Cinema Recensioni Festival

Non si sfugge al rumore bianco: la recensione di White Noise da Venezia 79

Pubblicato il 31 agosto 2022 di Lorenzo Pedrazzi

Noah Baumbach sfida il caos della letteratura post-moderna nella trasposizione di White Noise, sua prima sceneggiatura adattata da un romanzo. Non sceglie un compito facile: il capolavoro di Don DeLillo è un libro magmatico, introspettivo ed eterogeneo, la cui traduzione sullo schermo impone numerosi sacrifici.

Iniziamo però dal contesto. White Noise si svolge negli anni Ottanta, in una cittadina universitaria del Midwest, dove il professor Jack Gladney (Adam Driver) ha una cattedra di studi su Adolf Hitler. Vive con la moglie Babette (Greta Gerwig) e quattro figli, tre dei quali nati dai loro precedenti matrimoni. Quando un incidente automobilistico provoca la fuoriuscita di un gas molto pericoloso, il Nyodene D, tutta la città viene evacuata in gran fretta. Anche Jack si mette in macchina con la sua famiglia, ma una breve esposizione al gas sembra concretizzare all’improvviso tutte le sue più grandi paure sulla morte.
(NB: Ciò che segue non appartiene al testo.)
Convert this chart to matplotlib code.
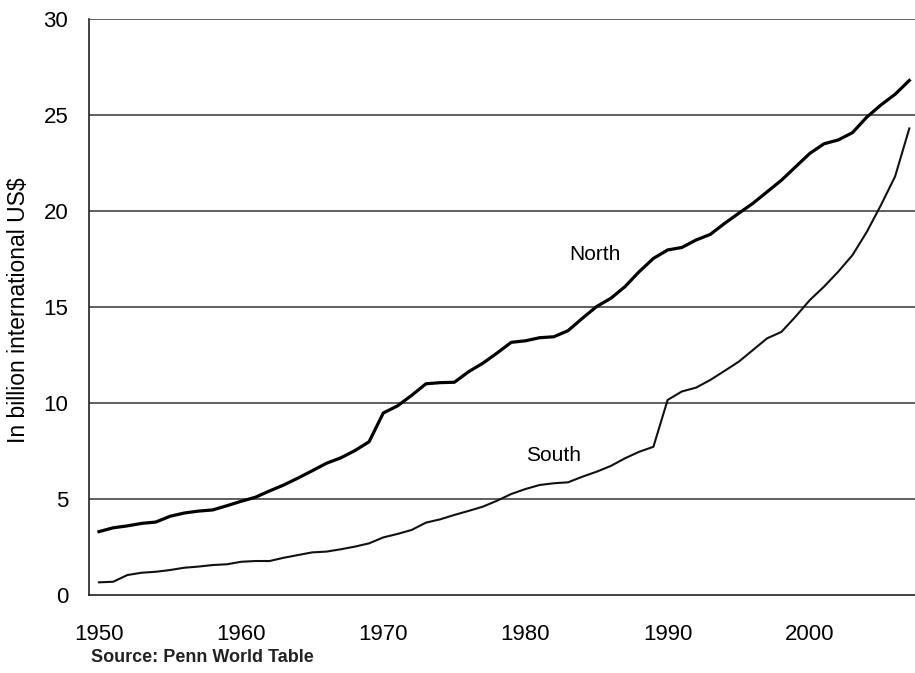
import matplotlib
matplotlib.use("Agg")
import matplotlib.pyplot as plt
import numpy as np

plt.rcParams['font.family'] = ['Liberation Sans', 'DejaVu Sans']

years = list(range(1950, 2008))
north = [3.3, 3.5, 3.6, 3.73, 3.8, 4.1, 4.27, 4.37, 4.43, 4.65,
         4.88, 5.09, 5.42, 5.73, 6.09, 6.47, 6.86, 7.14, 7.52, 7.98,
         9.48, 9.85, 10.4, 11.0, 11.06, 11.08, 11.63, 12.07, 12.6, 13.16,
         13.24, 13.4, 13.45, 13.77, 14.41, 15.02, 15.45, 16.06, 16.84, 17.53,
         17.97, 18.1, 18.49, 18.78, 19.35, 19.88, 20.4, 21.0, 21.6, 22.3,
         23.0, 23.5, 23.7, 24.08, 24.88, 25.52, 26.08, 26.8]
south = [0.66, 0.69, 1.04, 1.16, 1.21, 1.30, 1.42, 1.48, 1.56, 1.6,
         1.73, 1.77, 1.77, 1.94, 2.08, 2.22, 2.26, 2.38, 2.52, 2.69,
         3.0, 3.18, 3.39, 3.77, 3.94, 4.17, 4.38, 4.6, 4.91, 5.26,
         5.52, 5.73, 5.82, 5.87, 6.16, 6.42, 6.72, 7.12, 7.46, 7.72,
         10.16, 10.6, 10.8, 11.2, 11.67, 12.15, 12.76, 13.37, 13.7, 14.5,
         15.36, 16.06, 16.84, 17.7, 18.9, 20.3, 21.8, 24.3]
xticks = [1950, 1960, 1970, 1980, 1990, 2000]
yticks = [0, 5, 10, 15, 20, 25, 30]

fig = plt.figure(figsize=(9.15, 6.73), dpi=100)
ax = fig.add_axes([89/915, 1 - 595/673, 1 - 89/915, (595 - 19)/673])

for yv in yticks[1:]:
    ax.axhline(yv, color='#444444', lw=1.2, zorder=1)

ax.plot(years, north, color='black', lw=2.3, zorder=3, solid_joinstyle='round')
ax.plot(years, south, color='#111111', lw=1.5, zorder=3, solid_joinstyle='round')

ax.set_xlim(1949.3, 2007.4)
ax.set_ylim(0, 30)
ax.set_xticks(xticks)
ax.set_yticks(yticks)
ax.tick_params(axis='both', length=0, labelsize=16)
ax.tick_params(axis='x', pad=21)
ax.tick_params(axis='y', pad=15)

for s in ['top', 'right']:
    ax.spines[s].set_visible(False)
for s in ['left', 'bottom']:
    ax.spines[s].set_color('#222222')
    ax.spines[s].set_linewidth(1.2)

fig.text(19/915, 1 - 310/673, 'In billion international US$', fontsize=16.5,
         rotation=90, ha='center', va='center')

ax.text(1984.9, 17.76, 'North', fontsize=15, ha='center', va='center')
ax.text(1982.0, 7.29, 'South', fontsize=15, ha='center', va='center')

fig.text(91/915, 1 - 658/673, 'Source: Penn World Table', fontsize=13,
         fontweight='bold', ha='left', va='center', color='#222222')

fig.savefig('out.png', dpi=100)
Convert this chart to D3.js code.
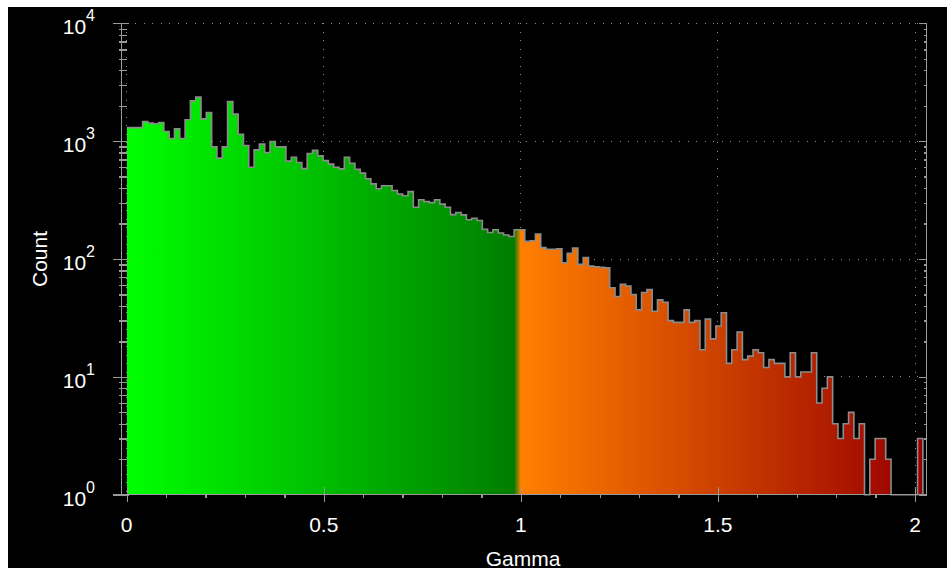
<!DOCTYPE html>
<html>
<head>
<meta charset="utf-8">
<script src="https://cdn.jsdelivr.net/npm/d3@7"></script>
<style>
  html, body { margin: 0; padding: 0; background: #fff; }
  svg { display: block; }
  text { font-family: "Liberation Sans", Arial, sans-serif; fill: #fff; }
</style>
</head>
<body>
<svg id="chart" width="947" height="568"></svg>
<script>
// Histogram of Gamma values: 150 equal bins over [0, 2.02]
const binStart = 0;
const binWidth = 2.02 / 150;
const counts = [
  1303, 1303, 1303, 1466, 1422, 1403, 1439, 1206, 1052, 1271,
  1052, 1517, 2198, 2362, 1546, 1750,  895,  718,  895, 2168,
  1695, 1146,  918,  601,  844,  943,  800,  993,  895,  895,
   677,  731,  658,  585,  785,  835,  750,  684,  638,  601,
   582,  731,  650,  578,  535,  479,  434,  394,  418,  418,
   381,  355,  344,  373,  275,  318,  307,  301,  318,  292,
   275,  238,  248,  237,  215,  222,  212,  179,  168,  177,
   166,  160,  155,  177,  177,  141,  143,  163,  125,  121,
   121,  122,   93,  112,  124,   90,  103,   87,   86,   85,
    84,   57,   48,   61,   59,   50,   37,   52,   55,   36,
    45,   43,   30,   29,   29,   37,   29,   30,   17,   31,
    21,   27,   35,   13,   17,   24,   14,   15,   17,   16,
    12,   14,   13,   13,   10,   16,   10,   11,   11,   16,
     6,    8,   10,    4,    3,    4,    5,    3,    4,    0,
     2,    3,    3,    2,    0,    0,    0,    0,    0,    3
];
const xTicks = [0, 0.5, 1, 1.5, 2];
const xTickLabels = ["0", "0.5", "1", "1.5", "2"];
const yDecades = [1, 10, 100, 1000, 10000];
const yExponents = ["0", "1", "2", "3", "4"];
const xTitle = "Gamma";
const yTitle = "Count";

const W = 947, H = 568;
const svg = d3.select("#chart");

// dark plotting panel
svg.append("rect").attr("x", 8).attr("y", 7)
  .attr("width", W - 8).attr("height", H - 7).attr("fill", "#000");

const x = d3.scaleLinear().domain([0, 2]).range([126.7, 915]);
const y = d3.scaleLog().domain([1, 1e4]).range([494.7, 23.3]);
const baseY = y(1);
const leftAxisX = 121.5, rightAxisX = 926.5, axisStartX = 113;
const axisColor = "#9a9a9a";

// fill: green shading below 1, orange-to-red above
const defs = svg.append("defs");
const grad = defs.append("linearGradient").attr("id", "gammaFill")
  .attr("gradientUnits", "userSpaceOnUse")
  .attr("x1", x(0)).attr("x2", x(2)).attr("y1", 0).attr("y2", 0);
[[0, "#00ff00"], [0.983, "#007d00"], [1.0, "#ff8000"], [2.0, "#990000"]]
  .forEach(([v, c]) => grad.append("stop")
    .attr("offset", (v - x.domain()[0]) / (x.domain()[1] - x.domain()[0]))
    .attr("stop-color", c));

// dotted grid
const grid = svg.append("g")
  .attr("stroke", "#8c8c8c").attr("stroke-width", 1)
  .attr("stroke-dasharray", "1,7.5").attr("shape-rendering", "crispEdges");
grid.selectAll("line.h").data(yDecades.slice(1)).join("line").attr("class", "h")
  .attr("x1", x(0)).attr("x2", rightAxisX)
  .attr("y1", d => y(d)).attr("y2", d => y(d));
grid.selectAll("line.v").data(xTicks).join("line").attr("class", "v")
  .attr("x1", d => x(d)).attr("x2", d => x(d))
  .attr("y1", y(1e4)).attr("y2", baseY);

// bins
const bins = counts.map((c, i) => ({
  x0: binStart + i * binWidth,
  x1: binStart + (i + 1) * binWidth,
  count: c
}));

svg.append("g").attr("shape-rendering", "crispEdges")
  .selectAll("rect").data(bins.filter(b => b.count > 0)).join("rect")
  .attr("x", d => x(d.x0))
  .attr("width", d => x(d.x1) - x(d.x0))
  .attr("y", d => y(Math.max(d.count, 1)))
  .attr("height", d => baseY - y(Math.max(d.count, 1)))
  .attr("fill", "url(#gammaFill)");

// stepped outline along the top of the histogram
const outlinePts = bins.map(b => [x(b.x0), y(Math.max(b.count, 1))]);
const last = bins[bins.length - 1];
outlinePts.push([x(last.x1), y(Math.max(last.count, 1))]);
outlinePts.push([x(last.x1), baseY]);
svg.append("path")
  .attr("d", d3.line().curve(d3.curveStepAfter)(outlinePts))
  .attr("fill", "none").attr("stroke", "#8c8c8c").attr("stroke-width", 1.6);

// axis lines
const axes = svg.append("g").attr("stroke", axisColor).attr("stroke-width", 1.3)
  .attr("shape-rendering", "crispEdges");
axes.append("line").attr("x1", axisStartX).attr("x2", rightAxisX + 0.6)
  .attr("y1", baseY).attr("y2", baseY);
axes.append("line").attr("x1", leftAxisX).attr("x2", leftAxisX)
  .attr("y1", y(1e4)).attr("y2", baseY + 1.5);
axes.append("line").attr("x1", rightAxisX).attr("x2", rightAxisX)
  .attr("y1", y(1e4)).attr("y2", baseY);

function styleTicks(g) {
  g.select(".domain").remove();
  g.selectAll(".tick line").attr("stroke", axisColor).attr("stroke-width", 1.3)
    .attr("shape-rendering", "crispEdges");
  g.selectAll(".tick text").remove();
}

// bottom axis: minor ticks every 0.1, major ticks at labels
const xMinor = d3.range(0, 21).map(i => i / 10).filter(v => !xTicks.includes(v));
svg.append("g").attr("transform", `translate(0,${baseY})`)
  .call(d3.axisBottom(x).tickValues(xMinor).tickSize(3.5).tickFormat(""))
  .call(styleTicks);
svg.append("g").attr("transform", `translate(0,${baseY})`)
  .call(d3.axisBottom(x).tickValues(xTicks).tickSize(7).tickFormat(""))
  .call(styleTicks)
  .call(g => g.selectAll(".tick line").attr("y1", -8));

// left axis: crossing ticks
const yMinor = y.ticks().filter(v => !yDecades.includes(v));
svg.append("g").attr("transform", `translate(${leftAxisX},0)`)
  .call(d3.axisLeft(y).tickValues(yMinor).tickSize(3).tickFormat(""))
  .call(styleTicks)
  .call(g => g.selectAll(".tick line").attr("x1", 5.5));
svg.append("g").attr("transform", `translate(${leftAxisX},0)`)
  .call(d3.axisLeft(y).tickValues(yDecades).tickSize(8.5).tickFormat(""))
  .call(styleTicks)
  .call(g => g.selectAll(".tick line").attr("x1", 7));

// right axis: inward ticks
svg.append("g").attr("transform", `translate(${rightAxisX},0)`)
  .call(d3.axisLeft(y).tickValues(yMinor).tickSize(3).tickFormat(""))
  .call(styleTicks);
svg.append("g").attr("transform", `translate(${rightAxisX},0)`)
  .call(d3.axisLeft(y).tickValues(yDecades).tickSize(8).tickFormat(""))
  .call(styleTicks);

// x tick labels
svg.append("g").selectAll("text").data(xTicks).join("text")
  .attr("x", d => x(d)).attr("y", 531.5)
  .attr("text-anchor", "middle").attr("font-size", 21)
  .text((d, i) => xTickLabels[i]);

// y tick labels as powers of ten
const yl = svg.append("g").selectAll("text").data(yDecades).join("text")
  .attr("x", 95).attr("y", d => y(d) + 11)
  .attr("text-anchor", "end").attr("font-size", 21);
yl.append("tspan").text("10");
yl.append("tspan").attr("dy", -13).attr("font-size", 16).text((d, i) => yExponents[i]);

// axis titles
svg.append("text").attr("x", 523).attr("y", 565.5)
  .attr("text-anchor", "middle").attr("font-size", 21).text(xTitle);
svg.append("text").attr("transform", `translate(46.5,${(y(1) + y(1e4)) / 2}) rotate(-90)`)
  .attr("text-anchor", "middle").attr("font-size", 21).text(yTitle);
</script>
</body>
</html>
È proprio qui che si trova il fulcro tematico della storia: il romanzo è un’estesa riflessione sulla morte, sulla sua influenza nelle scelte individuali e nella visione del mondo. Eliminare la paura della morte equivale a svuotarla di senso? Il film non può eguagliare la ricchezza delle considerazioni di DeLillo, espresse attraverso i dialoghi e la voce narrante di Jack, ma Baumbach dimostra di saper usare bene il linguaggio che ha a disposizione: il suo White Noise è pieno di dialoghi serrati e grotteschi, certo, ma è soprattutto con i suoni e le immagini che tenta di riprodurre la voce caotica del mondo. Schermi accesi ovunque, annunci surreali in stile M.A.S.H., prodotti dai colori squillanti al supermercato, brusii di discorsi che si sovrappongono alle pubblicità, alle radio, alle televisioni… insomma, un rumore bianco di cui ormai non ci rendiamo nemmeno più conto, tanto ne siamo abituati. È la colonna sonora delle nostre vite globalizzate e interconnesse, in una società che venera i media e i prodotti di consumo come faceva un tempo con i leader carismatici. Era vero già nel 1985, ma lo è ancora di più ai giorni nostri.

In effetti, quella che a prima vista sembra una trasposizione fuori tempo massimo, in realtà si rivela molto puntuale – e non solo per gli ovvi parallelismi con l’era Covid, dalla quarantena all’assuefazione alle tragedie. La spettacolarizzazione generalizzata (del dolore, della politica…) è un fenomeno degli anni Ottanta che prosegue tuttora, a risoluzione più alta e con maggior velocità di diffusione: il rumore bianco è ovunque, impossibile sfuggirgli. A risultare datata è forse la satira del supermarket come rassicurante cattedrale del consumo, ma lo sguardo sarcastico sugli accademici è sempre valido, come il ritratto ironico di una famiglia disperatamente cerebrale. Anche a questo serve l’accumulazione di dialoghi strampalati, la cui freddezza ci strania e talvolta infastidisce. Al contempo, la natura composita del romanzo permane nel film di Baumbach, che però ne compatta l’intreccio ricombinando le scene, e impiegando il montaggio – sia alternato sia parallelo – con notevole arguzia. Se non può usare l’io narrante di Jack (che qui suonerebbe troppo invadente), allora può sfruttare il linguaggio stesso del cinema per mettere in comunicazione idee, scene e concetti, guidando il pubblico nell’interpretazione dell’opera.

In tal senso, Baumbach non si tira indietro nemmeno di fronte ai risvolti più suggestivi della trama, aggiungendone di nuovi (la splendida scena dell’incubo) e dimostrando grandi capacità tecniche in registri che finora non aveva mai esplorato. Così, persino White Noise alimenta consapevolmente quel gusto infantile per la distruzione di cui parla il professor Murray Siskind (Don Cheadle) all’inizio del film: un piacere per lo spettacolo puro, per la meraviglia visiva che fa appello a reazioni basilari. Il post-moderno, insomma, non smette mai di fagocitare sé stesso.